Esta mañana (es jueves cuando proso estas líneas) ha amanecido teñida de rojo. Rojas son las portadas de los diarios, rojas son las calles y en los balcones ondean, alegres y libres, las banderas rojas y gualdas. Una oleada de fervor patriótico nos invade gracias a un deporte que la mayoría de las veces nos ha dado más disgustos que alegrías, pero que de pronto se ha revelado como el más rápido y firme método de unión de voluntades de un país que constantemente pone en tela de juicio su propia identidad nacional.

España, ese estado que es más fácil de comprender desde fuera que desde dentro, ha perdido de repente y gracias al balón de setenta centímetros de circunferencia (y no de diámetro, como por error apareció en mi artículo de la semana pasada) varios de sus atávicos complejos, entre los que se encuentran el fatalismo de no ganar jamás y el rubor de enseñar libremente y con orgullo una bandera con los colores patrios ante el temor de ser señalado como facha y otras lindezas por el estilo.
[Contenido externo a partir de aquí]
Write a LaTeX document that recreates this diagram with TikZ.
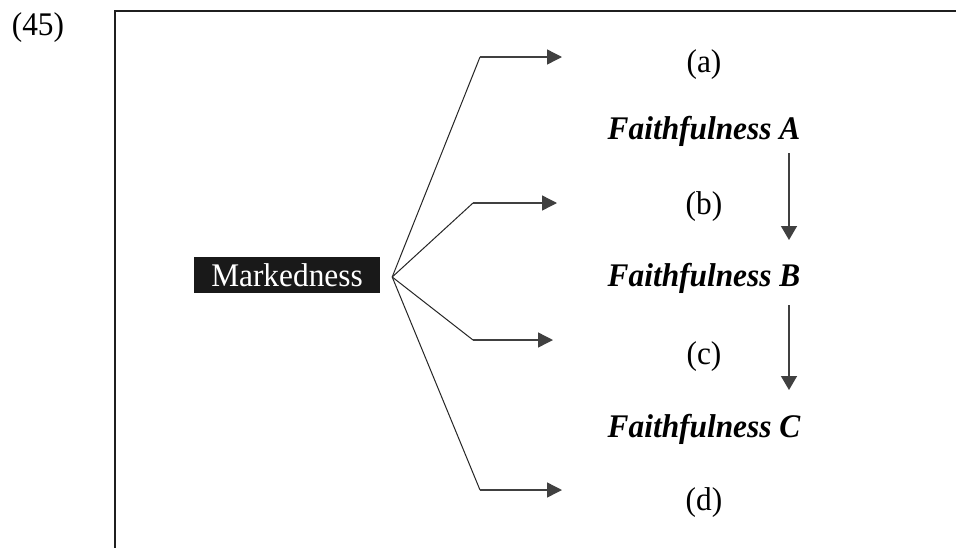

La selección española de fútbol ha conseguido acabar con esos dos estigmas, ha logrado un arrebato de unidad que quizás sea tan efímero como un amor de verano y se acabe en cuanto termine el mundial, pero que de momento nos tiene a todos con la más viva emoción a flor de piel y dándonos abrazos por las esquinas.

Seguramente el sentimiento que anida más íntimo tiene algo que ver con una revancha histórica, con la sensación de que durante años hemos merecido más y ha sido nuestra proverbial mala suerte o, incluso, algún tipo de conjura (los fallos arbitrales sobre todo, como en los mundiales de Estados Unidos y Corea-Japón) los que han hecho que, a lo largo de la historia, no hubiésemos conseguido apenas nada. De modo que ahora, después de tanto esperar, de pronto se desata toda la pasión, todo el rencor acumulado tras décadas de ver cómo los nuestros se volvían a casa demasiado pronto, cómo generaciones de futbolistas de inmensa calidad (gente como Pirri, Amancio, Juanito, Asensi, Gárate, Cardeñosa, Butragueño, Michel, Martín Vázquez, Quini, Guardiola, Amor, Rifé y tantísimos otros) nunca lograban estar entre los mejores a pesar de sus inmensos potenciales.

Y sin embargo hemos tenido que esperar a este grupo de muchachos ya sin complejos de ningún tipo para alcanzar lo que tanto hemos esperado. Un periódico deportivo titulaba, cuando se logró el pase a semifinales, «Toda la vida esperando un día como este», y parece que, todavía, lo mejor está por llegar.

Estos chicos de la selección, esta alineación que los niños recitarán, de memoria, durante años, han logrado una sencilla metáfora de unidad, han demostrado que, a pesar de todo, hay una ilación entre todos los españoles, una línea que nos une y que aflora en cuanto encontramos un objetivo común. Algo así como un sentimiento de nación.